Former senior water planner in the Queensland Department of Natural Resources and Mining department Tom Crothers is alarmed at the proposed bill.
"The Water Reform and Other Legislation Amendment (WROLA) Bill was pushed through the house by the Newman Government in November, and it proposed to give miners a statutory right to take underground water without getting approvals through the Water Act," he said.
Mr Crothers said he had not seen much will from the Palaszczuk government to change much of the WROLA Act, and he questioned why one particular sector could be granted a statutory right to underground water, while not landholders and irrigators were not.
"If the new provision comes in, landholders will be forced to sit there and watch their water supplies dwindle through the dewatering operations of miners and be required to accept what make-provisions the miners offer them for these impacts."
At the moment, landholders were required to prove whether their groundwater and supply would be impacted, and this was inequitable, he said.
"Many of them don't have the financial capacity or money to employ consultants to help them prove this," Mr Crothers said.
A number of people have written to State Development Minister Dr Anthony Lynham, requesting to have this statutory right for miners to underground water removed and to improve make-good agreements.
"Dr Lynham has stated that the mines are sustainable. With groundwater extraction of around 2000GL, that is very questionable.
"As the Queensland government still hasn't developed a regional groundwater hydrology model to test the cumulative impacts of these mines, Dr Lynham wouldn't know if they were sustainable or not," Mr Crothers said.
Mr Crothers, who was general manger of water allocation and planning for the Queensland government, said none of the successive governments had ensured landholders were treated fairly or equitably when it came to mining.
"Part of my major focus has been on the inequitable make-good framework - it does not put landholders on a level playing field."
Mr Crothers, who also spoke at the Property Rights Australia annual conference recently, said agricultural industry bodies had been very silent on the WROLA Act provisions.
"At the PRA conference there was a fair bit of disgust about the lack of representation and lack of questioning by AgForce and QFF on these provisions.
"I understand AgForce has lost a lot of membership over this lack of representation of its consistency."
An AgForce spokesperson said members did not support all of the provisions within the WROLA Bill and "we continue to lobby the current state government on the reforms under consideration and on further needed improvements to the make good framework".
"In line with AgForce's submission, the Parliamentary Committee did subsequently recommend to the Government that it universally require the preparation of impact reports as the basis for the introduction of make good agreements, however this was not accepted by the former government."
Mr Cripps said that while the petroleum and gas industry currently had a right to all water in its lease, he was requiring them to have a licence to secure water not associated with a coal seam.
If he is successful in his bid for a disallowance motion, the government's proclamation will be invalid and the bill will be introduced.
"The proposal that was passed through Parliament last year...bestows rights on landholders that weren't there before."

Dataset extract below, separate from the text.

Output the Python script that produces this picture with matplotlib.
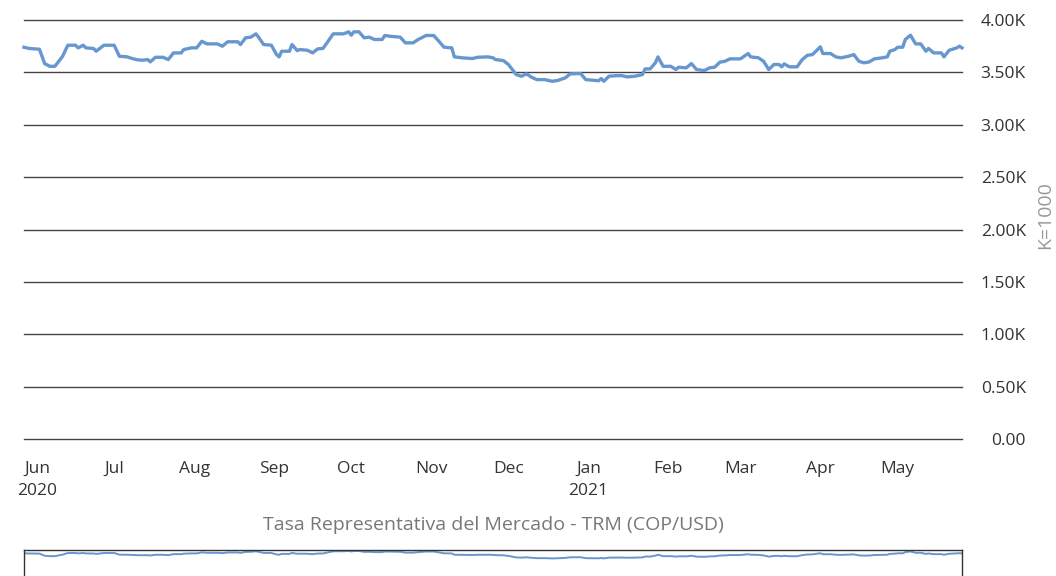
import matplotlib
matplotlib.use("Agg")
import matplotlib.pyplot as plt
import pandas as pd

plt.rcParams["font.family"] = ["Open Sans", "DejaVu Sans"]

# TRM COP/USD
dates = [
    "2020-05-27", "2020-05-29", "2020-06-02", "2020-06-04", "2020-06-06", "2020-06-08",
    "2020-06-11", "2020-06-13", "2020-06-16", "2020-06-17", "2020-06-19", "2020-06-20",
    "2020-06-23", "2020-06-24", "2020-06-27", "2020-07-01", "2020-07-03", "2020-07-06",
    "2020-07-08", "2020-07-10", "2020-07-12", "2020-07-14", "2020-07-15", "2020-07-17",
    "2020-07-20", "2020-07-22", "2020-07-24", "2020-07-27", "2020-07-28", "2020-07-31",
    "2020-08-02", "2020-08-04", "2020-08-06", "2020-08-10", "2020-08-12", "2020-08-14",
    "2020-08-18", "2020-08-19", "2020-08-21", "2020-08-23", "2020-08-25", "2020-08-26",
    "2020-08-28", "2020-08-31", "2020-09-02", "2020-09-03", "2020-09-04", "2020-09-07",
    "2020-09-08", "2020-09-10", "2020-09-11", "2020-09-14", "2020-09-16", "2020-09-18",
    "2020-09-20", "2020-09-22", "2020-09-24", "2020-09-28", "2020-09-30", "2020-10-01",
    "2020-10-02", "2020-10-04", "2020-10-06", "2020-10-08", "2020-10-10", "2020-10-13",
    "2020-10-14", "2020-10-16", "2020-10-20", "2020-10-22", "2020-10-25", "2020-10-27",
    "2020-10-30", "2020-11-02", "2020-11-04", "2020-11-06", "2020-11-09", "2020-11-10",
    "2020-11-13", "2020-11-17", "2020-11-19", "2020-11-23", "2020-11-25", "2020-11-26",
    "2020-11-29", "2020-12-01", "2020-12-04", "2020-12-06", "2020-12-08", "2020-12-10",
    "2020-12-12", "2020-12-15", "2020-12-18", "2020-12-20", "2020-12-23", "2020-12-25",
    "2020-12-29", "2020-12-31", "2021-01-03", "2021-01-05", "2021-01-06", "2021-01-07",
    "2021-01-09", "2021-01-12", "2021-01-14", "2021-01-16", "2021-01-19", "2021-01-22",
    "2021-01-23", "2021-01-25", "2021-01-27", "2021-01-28", "2021-01-30", "2021-02-02",
    "2021-02-04", "2021-02-05", "2021-02-08", "2021-02-10", "2021-02-12", "2021-02-15",
    "2021-02-17", "2021-02-19", "2021-02-21", "2021-02-23", "2021-02-25", "2021-03-01",
    "2021-03-04", "2021-03-05", "2021-03-08", "2021-03-10", "2021-03-12", "2021-03-14",
    "2021-03-16", "2021-03-17", "2021-03-18", "2021-03-20", "2021-03-23", "2021-03-25",
    "2021-03-27", "2021-03-29", "2021-04-01", "2021-04-02", "2021-04-05", "2021-04-07",
    "2021-04-09", "2021-04-12", "2021-04-14", "2021-04-16", "2021-04-18", "2021-04-20",
    "2021-04-22", "2021-04-25", "2021-04-27", "2021-04-28", "2021-04-30", "2021-05-01",
    "2021-05-03", "2021-05-04", "2021-05-06", "2021-05-08", "2021-05-10", "2021-05-12",
    "2021-05-13", "2021-05-15", "2021-05-18", "2021-05-19", "2021-05-21", "2021-05-24",
    "2021-05-25", "2021-05-26",
]
trm = [
    3740, 3728, 3721, 3584, 3558, 3558,
    3654, 3759, 3759, 3734, 3759, 3734,
    3728, 3702, 3759, 3759, 3654, 3648,
    3632, 3620, 3616, 3622, 3600, 3644,
    3644, 3622, 3686, 3686, 3718, 3734,
    3734, 3797, 3772, 3772, 3750, 3792,
    3792, 3766, 3830, 3836, 3868, 3836,
    3766, 3759, 3670, 3648, 3702, 3702,
    3766, 3708, 3718, 3711, 3686, 3725,
    3728, 3797, 3868, 3868, 3887, 3855,
    3887, 3887, 3830, 3836, 3814, 3814,
    3852, 3845, 3836, 3782, 3782, 3814,
    3852, 3852, 3797, 3740, 3734, 3648,
    3639, 3632, 3644, 3648, 3639, 3622,
    3613, 3575, 3479, 3463, 3486, 3453,
    3431, 3431, 3415, 3422, 3447, 3486,
    3489, 3431, 3424, 3420, 3441, 3415,
    3463, 3469, 3469, 3457, 3463, 3479,
    3533, 3533, 3591, 3648, 3558, 3558,
    3527, 3549, 3543, 3584, 3527, 3517,
    3543, 3549, 3597, 3606, 3629, 3629,
    3680, 3648, 3639, 3606, 3527, 3575,
    3575, 3553, 3581, 3553, 3553, 3622,
    3663, 3670, 3744, 3680, 3680, 3648,
    3639, 3654, 3670, 3606, 3591, 3600,
    3629, 3639, 3648, 3702, 3718, 3740,
    3740, 3814, 3855, 3772, 3772, 3702,
    3728, 3686, 3686, 3648, 3711, 3734,
    3750, 3734,
]
y_ticks = [0, 500, 1000, 1500, 2000, 2500, 3000, 3500, 4000]
y_tick_labels = ["0.00", "0.50K", "1.00K", "1.50K", "2.00K", "2.50K", "3.00K", "3.50K", "4.00K"]
month_ticks = ["2020-06-01", "2020-07-01", "2020-08-01", "2020-09-01", "2020-10-01", "2020-11-01",
               "2020-12-01", "2021-01-01", "2021-02-01", "2021-03-01", "2021-04-01", "2021-05-01"]
month_labels = ["Jun\n2020", "Jul", "Aug", "Sep", "Oct", "Nov", "Dec", "Jan\n2021",
                "Feb", "Mar", "Apr", "May"]

x = pd.to_datetime(dates)
LINE = "#6897d0"
W, H = 1056, 576

fig = plt.figure(figsize=(W / 100, H / 100), dpi=100)
ax = fig.add_axes([24 / W, 1 - 439 / H, (962 - 24) / W, (439 - 20) / H])
ax.plot(x, trm, color=LINE, lw=2.4, solid_joinstyle="round", zorder=3, clip_on=False)
ax.set_xlim(x[0], x[-1])
ax.set_ylim(0, 4000)

for s in ax.spines.values():
    s.set_visible(False)
for t in y_ticks:
    ax.axhline(t, color="#444444", lw=1, zorder=1, clip_on=False)

ax.yaxis.tick_right()
ax.set_yticks(y_ticks)
ax.set_yticklabels(y_tick_labels, ha="right")
ax.tick_params(axis="y", length=0, pad=46, labelsize=12.5, labelcolor="#333333")

ax.set_xticks(pd.to_datetime(month_ticks))
ax.set_xticklabels(month_labels, linespacing=1.45)
ax.tick_params(axis="x", length=0, pad=16, labelsize=12.5, labelcolor="#333333")

fig.text(1045 / W, 1 - 215 / H, "K=1000", rotation=90, ha="center", va="center",
         fontsize=14, color="#999999")
fig.text((24 + 962) / 2 / W, 1 - 525 / H, "Tasa Representativa del Mercado - TRM (COP/USD)",
         ha="center", va="center", fontsize=14, color="#777777")

# navigator strip at the bottom (partly cut off)
nav = fig.add_axes([24 / W, 1 - 612 / H, (962 - 24) / W, 62 / H])
nav.plot(x, trm, color=LINE, lw=1.4)
nav.set_xlim(x[0], x[-1])
nav.set_ylim(0, 3950)
nav.set_xticks([]); nav.set_yticks([])
for s in nav.spines.values():
    s.set_color("#333333"); s.set_linewidth(1)

fig.savefig("out.png", dpi=100)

Make-good protections would be given to landholders who had groundwater potentially affected, and this was an issue brought up in the Land Court during the GVK case, Mr Cripps said.
The Water Regulation of 2002 was outdated and didn't take into consideration what was happening in Queensland, he added.
"You can have a situation where there are overlapping tenures with coal and gas - one would have a responsibility to make-good agreements and no water licence, while the other had a water licence and no responsibility for a make-good agreement."